• EXERCISE
List each line of the data that holds the string "chart".

• SUPPLIED RECORDS

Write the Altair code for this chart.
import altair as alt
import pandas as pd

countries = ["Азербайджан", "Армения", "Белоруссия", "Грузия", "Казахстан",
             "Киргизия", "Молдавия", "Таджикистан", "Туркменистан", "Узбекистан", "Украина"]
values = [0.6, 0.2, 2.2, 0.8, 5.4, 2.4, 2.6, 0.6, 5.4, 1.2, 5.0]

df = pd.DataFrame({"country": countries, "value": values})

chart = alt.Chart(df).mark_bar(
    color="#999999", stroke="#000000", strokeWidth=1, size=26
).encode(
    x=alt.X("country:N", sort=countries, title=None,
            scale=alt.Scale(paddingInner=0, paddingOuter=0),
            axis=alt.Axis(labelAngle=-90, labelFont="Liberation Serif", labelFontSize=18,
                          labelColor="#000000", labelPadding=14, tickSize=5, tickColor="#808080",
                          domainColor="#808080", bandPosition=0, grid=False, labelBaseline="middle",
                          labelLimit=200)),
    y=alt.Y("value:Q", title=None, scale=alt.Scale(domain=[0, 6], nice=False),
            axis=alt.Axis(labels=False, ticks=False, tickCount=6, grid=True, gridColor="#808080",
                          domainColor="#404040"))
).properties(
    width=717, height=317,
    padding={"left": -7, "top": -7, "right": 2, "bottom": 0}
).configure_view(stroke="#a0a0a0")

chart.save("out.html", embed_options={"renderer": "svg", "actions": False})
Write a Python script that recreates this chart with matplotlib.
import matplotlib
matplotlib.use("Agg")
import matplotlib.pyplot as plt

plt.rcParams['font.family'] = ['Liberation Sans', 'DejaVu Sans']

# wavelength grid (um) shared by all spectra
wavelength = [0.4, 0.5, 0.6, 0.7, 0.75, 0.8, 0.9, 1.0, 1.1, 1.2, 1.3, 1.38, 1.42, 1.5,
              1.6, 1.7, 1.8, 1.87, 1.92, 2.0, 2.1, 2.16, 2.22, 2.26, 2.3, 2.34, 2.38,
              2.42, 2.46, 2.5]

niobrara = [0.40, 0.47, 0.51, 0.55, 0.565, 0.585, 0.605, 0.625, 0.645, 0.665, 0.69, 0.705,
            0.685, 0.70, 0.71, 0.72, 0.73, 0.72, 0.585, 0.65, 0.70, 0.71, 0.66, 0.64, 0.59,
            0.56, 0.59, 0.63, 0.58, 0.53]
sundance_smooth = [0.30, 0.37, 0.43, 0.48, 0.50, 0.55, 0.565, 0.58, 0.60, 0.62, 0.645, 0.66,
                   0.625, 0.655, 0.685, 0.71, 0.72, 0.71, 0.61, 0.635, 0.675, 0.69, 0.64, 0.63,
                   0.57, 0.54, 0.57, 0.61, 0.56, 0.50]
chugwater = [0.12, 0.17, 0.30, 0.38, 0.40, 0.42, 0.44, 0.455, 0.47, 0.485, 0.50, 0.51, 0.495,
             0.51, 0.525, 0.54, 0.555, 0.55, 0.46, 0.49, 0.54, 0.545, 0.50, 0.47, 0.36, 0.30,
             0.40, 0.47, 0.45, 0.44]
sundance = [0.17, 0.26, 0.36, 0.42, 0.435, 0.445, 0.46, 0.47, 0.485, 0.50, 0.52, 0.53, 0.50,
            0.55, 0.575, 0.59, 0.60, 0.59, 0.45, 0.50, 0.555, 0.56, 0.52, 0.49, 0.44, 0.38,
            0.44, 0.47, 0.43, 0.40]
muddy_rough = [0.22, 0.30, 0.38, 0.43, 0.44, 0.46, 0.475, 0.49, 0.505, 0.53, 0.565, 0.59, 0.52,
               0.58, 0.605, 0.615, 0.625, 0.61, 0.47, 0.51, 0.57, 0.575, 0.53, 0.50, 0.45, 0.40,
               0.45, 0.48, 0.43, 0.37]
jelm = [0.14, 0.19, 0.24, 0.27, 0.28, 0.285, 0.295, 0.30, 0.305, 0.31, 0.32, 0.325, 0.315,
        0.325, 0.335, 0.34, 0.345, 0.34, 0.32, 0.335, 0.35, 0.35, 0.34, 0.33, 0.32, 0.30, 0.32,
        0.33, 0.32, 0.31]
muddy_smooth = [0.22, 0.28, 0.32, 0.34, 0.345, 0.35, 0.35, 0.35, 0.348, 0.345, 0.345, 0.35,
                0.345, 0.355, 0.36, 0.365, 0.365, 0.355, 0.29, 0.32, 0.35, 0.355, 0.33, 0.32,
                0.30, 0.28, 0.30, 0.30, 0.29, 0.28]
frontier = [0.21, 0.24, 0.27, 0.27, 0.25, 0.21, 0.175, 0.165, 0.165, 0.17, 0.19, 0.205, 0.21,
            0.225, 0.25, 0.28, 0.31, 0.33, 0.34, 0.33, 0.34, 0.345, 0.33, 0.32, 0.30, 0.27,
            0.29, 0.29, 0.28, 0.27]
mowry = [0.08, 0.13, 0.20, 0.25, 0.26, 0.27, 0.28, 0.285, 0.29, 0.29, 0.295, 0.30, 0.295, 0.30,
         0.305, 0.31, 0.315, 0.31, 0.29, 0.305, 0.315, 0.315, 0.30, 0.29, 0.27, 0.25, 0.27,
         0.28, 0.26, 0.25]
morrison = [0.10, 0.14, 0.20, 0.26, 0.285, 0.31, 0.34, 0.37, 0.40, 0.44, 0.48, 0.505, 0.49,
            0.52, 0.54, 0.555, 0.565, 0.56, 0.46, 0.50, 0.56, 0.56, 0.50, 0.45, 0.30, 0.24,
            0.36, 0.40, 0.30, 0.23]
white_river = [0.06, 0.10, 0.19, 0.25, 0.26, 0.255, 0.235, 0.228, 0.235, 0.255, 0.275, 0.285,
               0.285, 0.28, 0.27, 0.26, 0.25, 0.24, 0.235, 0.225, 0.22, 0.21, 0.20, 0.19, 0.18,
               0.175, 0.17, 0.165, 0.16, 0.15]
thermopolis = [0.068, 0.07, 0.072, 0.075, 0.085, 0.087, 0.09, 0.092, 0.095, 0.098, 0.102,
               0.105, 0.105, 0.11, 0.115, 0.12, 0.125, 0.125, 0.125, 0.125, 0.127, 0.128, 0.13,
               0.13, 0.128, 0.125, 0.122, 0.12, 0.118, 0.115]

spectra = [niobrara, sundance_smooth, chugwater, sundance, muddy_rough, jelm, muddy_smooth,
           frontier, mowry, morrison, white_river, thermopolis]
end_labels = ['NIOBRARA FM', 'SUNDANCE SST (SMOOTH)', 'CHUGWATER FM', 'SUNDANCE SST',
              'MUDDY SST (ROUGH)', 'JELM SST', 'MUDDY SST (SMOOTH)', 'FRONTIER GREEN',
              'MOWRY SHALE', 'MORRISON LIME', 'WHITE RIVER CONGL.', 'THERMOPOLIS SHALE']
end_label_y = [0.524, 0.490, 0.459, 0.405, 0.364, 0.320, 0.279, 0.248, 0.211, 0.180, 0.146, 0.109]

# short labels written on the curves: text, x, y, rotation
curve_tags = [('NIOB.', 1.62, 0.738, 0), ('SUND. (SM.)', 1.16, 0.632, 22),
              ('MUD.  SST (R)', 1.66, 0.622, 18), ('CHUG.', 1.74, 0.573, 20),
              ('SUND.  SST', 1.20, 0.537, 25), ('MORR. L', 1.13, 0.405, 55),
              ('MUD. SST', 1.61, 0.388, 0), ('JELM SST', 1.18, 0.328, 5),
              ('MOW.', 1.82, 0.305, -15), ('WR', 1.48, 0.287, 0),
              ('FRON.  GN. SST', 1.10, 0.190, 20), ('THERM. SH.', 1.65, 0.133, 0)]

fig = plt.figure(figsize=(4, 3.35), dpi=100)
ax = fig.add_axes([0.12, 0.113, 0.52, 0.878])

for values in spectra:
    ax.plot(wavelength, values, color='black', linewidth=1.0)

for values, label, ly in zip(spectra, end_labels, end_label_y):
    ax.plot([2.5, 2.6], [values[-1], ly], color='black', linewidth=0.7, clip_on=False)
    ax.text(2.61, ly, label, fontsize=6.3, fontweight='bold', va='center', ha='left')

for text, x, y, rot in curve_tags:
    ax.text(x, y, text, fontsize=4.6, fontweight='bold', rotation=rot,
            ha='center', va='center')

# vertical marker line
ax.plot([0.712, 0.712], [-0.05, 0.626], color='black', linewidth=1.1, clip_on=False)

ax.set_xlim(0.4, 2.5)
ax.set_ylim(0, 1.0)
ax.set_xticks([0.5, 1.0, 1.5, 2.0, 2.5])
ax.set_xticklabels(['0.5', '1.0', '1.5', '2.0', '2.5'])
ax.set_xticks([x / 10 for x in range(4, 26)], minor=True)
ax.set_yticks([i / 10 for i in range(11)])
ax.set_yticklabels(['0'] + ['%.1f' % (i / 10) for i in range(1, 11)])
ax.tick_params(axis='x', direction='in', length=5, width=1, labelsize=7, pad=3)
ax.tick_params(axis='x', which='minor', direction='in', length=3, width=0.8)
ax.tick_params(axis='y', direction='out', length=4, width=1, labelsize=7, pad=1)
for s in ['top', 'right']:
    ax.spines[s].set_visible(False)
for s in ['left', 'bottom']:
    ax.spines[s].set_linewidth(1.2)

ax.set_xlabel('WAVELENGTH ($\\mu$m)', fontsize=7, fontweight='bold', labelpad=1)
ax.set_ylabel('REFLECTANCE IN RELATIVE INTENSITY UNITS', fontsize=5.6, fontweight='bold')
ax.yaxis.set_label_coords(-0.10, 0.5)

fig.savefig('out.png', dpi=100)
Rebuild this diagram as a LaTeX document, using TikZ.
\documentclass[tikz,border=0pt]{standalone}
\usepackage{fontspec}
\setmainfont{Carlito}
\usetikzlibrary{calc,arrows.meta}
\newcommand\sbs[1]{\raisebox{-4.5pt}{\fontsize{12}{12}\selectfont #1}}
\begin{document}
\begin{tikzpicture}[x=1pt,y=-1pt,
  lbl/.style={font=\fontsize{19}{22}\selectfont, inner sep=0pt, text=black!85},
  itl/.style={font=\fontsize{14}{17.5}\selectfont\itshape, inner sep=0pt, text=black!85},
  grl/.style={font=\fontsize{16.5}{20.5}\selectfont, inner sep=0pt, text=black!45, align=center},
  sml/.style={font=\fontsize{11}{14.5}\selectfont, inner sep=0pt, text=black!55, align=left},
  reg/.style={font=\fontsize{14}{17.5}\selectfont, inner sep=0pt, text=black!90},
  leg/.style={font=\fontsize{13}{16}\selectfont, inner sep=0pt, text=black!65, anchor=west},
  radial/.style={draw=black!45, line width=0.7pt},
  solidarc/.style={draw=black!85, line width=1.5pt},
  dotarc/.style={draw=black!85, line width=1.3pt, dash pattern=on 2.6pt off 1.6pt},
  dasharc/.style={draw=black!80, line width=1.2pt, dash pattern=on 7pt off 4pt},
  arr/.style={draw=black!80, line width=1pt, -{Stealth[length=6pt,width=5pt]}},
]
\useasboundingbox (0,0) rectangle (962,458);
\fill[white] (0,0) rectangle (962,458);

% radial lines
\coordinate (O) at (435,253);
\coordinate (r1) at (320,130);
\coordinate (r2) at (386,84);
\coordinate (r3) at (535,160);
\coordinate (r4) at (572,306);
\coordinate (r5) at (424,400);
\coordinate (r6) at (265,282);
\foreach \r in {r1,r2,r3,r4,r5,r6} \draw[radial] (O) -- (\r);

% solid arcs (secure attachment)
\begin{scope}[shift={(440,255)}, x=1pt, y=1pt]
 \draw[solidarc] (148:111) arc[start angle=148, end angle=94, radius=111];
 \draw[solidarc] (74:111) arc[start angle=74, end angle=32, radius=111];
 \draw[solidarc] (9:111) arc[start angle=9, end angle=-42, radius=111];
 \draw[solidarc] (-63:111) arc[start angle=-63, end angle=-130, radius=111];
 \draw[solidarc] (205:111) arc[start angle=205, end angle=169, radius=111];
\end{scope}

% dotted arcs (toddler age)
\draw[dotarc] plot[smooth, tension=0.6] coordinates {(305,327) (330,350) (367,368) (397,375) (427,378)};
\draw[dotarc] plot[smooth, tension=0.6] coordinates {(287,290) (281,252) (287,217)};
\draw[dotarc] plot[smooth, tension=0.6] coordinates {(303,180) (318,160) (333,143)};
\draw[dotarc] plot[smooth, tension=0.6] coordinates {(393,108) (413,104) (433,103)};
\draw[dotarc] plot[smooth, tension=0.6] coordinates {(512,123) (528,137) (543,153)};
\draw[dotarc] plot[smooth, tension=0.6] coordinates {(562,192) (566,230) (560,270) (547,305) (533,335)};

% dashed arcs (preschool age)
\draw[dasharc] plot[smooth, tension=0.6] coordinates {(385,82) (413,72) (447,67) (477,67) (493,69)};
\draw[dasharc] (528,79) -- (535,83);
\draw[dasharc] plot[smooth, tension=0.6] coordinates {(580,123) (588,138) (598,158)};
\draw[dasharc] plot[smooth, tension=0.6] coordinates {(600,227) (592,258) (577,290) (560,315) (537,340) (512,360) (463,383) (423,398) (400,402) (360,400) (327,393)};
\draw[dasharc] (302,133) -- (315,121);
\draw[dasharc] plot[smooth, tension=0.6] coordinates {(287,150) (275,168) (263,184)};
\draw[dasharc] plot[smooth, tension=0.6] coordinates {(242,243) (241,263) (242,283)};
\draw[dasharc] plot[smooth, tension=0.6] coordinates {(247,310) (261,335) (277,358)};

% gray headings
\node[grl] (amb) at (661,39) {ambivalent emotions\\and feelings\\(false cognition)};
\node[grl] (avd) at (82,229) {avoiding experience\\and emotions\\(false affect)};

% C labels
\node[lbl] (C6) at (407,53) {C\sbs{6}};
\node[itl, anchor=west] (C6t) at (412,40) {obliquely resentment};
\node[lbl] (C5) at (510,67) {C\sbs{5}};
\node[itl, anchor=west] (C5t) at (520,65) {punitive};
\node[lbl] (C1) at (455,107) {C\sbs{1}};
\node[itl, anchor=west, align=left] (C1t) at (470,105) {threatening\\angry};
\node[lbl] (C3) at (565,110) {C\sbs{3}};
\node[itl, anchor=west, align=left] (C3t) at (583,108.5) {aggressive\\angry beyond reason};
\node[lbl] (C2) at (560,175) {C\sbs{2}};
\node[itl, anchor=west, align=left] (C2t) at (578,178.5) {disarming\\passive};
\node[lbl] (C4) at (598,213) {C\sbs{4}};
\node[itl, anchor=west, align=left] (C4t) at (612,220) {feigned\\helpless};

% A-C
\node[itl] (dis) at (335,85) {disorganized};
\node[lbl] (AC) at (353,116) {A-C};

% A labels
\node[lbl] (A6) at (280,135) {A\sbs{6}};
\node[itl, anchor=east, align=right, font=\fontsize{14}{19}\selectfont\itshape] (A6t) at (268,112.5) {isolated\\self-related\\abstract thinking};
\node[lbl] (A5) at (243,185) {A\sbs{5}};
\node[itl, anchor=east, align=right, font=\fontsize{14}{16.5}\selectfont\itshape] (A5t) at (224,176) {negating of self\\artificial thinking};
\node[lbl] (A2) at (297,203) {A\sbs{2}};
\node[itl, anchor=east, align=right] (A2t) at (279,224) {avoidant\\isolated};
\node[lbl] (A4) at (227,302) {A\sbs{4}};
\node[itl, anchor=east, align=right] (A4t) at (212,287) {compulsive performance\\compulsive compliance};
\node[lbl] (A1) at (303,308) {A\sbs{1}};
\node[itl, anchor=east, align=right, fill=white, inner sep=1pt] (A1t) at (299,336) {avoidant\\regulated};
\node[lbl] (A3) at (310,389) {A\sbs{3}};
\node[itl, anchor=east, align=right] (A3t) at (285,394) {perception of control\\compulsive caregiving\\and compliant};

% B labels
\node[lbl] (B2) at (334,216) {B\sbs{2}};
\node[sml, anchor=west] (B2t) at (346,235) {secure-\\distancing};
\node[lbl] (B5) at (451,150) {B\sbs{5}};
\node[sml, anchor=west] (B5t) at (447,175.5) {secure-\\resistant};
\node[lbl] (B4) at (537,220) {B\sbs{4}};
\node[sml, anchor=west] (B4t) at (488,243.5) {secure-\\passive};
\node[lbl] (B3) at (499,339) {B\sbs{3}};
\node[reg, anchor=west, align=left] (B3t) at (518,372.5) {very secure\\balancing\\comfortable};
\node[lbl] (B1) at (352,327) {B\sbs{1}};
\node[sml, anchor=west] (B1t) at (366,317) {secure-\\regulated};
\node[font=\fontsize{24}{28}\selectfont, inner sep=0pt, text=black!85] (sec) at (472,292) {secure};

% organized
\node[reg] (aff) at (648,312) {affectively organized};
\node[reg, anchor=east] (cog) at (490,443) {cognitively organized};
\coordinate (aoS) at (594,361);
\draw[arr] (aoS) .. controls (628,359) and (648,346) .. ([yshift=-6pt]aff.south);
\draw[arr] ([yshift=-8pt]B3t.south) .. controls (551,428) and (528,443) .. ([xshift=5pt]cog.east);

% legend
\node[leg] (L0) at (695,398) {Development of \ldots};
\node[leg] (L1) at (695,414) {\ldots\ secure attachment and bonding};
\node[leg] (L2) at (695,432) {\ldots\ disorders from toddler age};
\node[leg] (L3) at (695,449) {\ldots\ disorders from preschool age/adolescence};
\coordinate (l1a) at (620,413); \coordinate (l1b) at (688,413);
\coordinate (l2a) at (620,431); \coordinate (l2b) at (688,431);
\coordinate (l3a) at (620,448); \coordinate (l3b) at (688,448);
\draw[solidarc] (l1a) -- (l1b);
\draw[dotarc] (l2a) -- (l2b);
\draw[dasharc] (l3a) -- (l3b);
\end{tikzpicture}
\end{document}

• WRITTEN ANSWER
Write the Altair code for this chart.
chart = alt.Chart(df).mark_bar(
chart.save("out.html", embed_options={"renderer": "svg", "actions": False})
Write a Python script that recreates this chart with matplotlib.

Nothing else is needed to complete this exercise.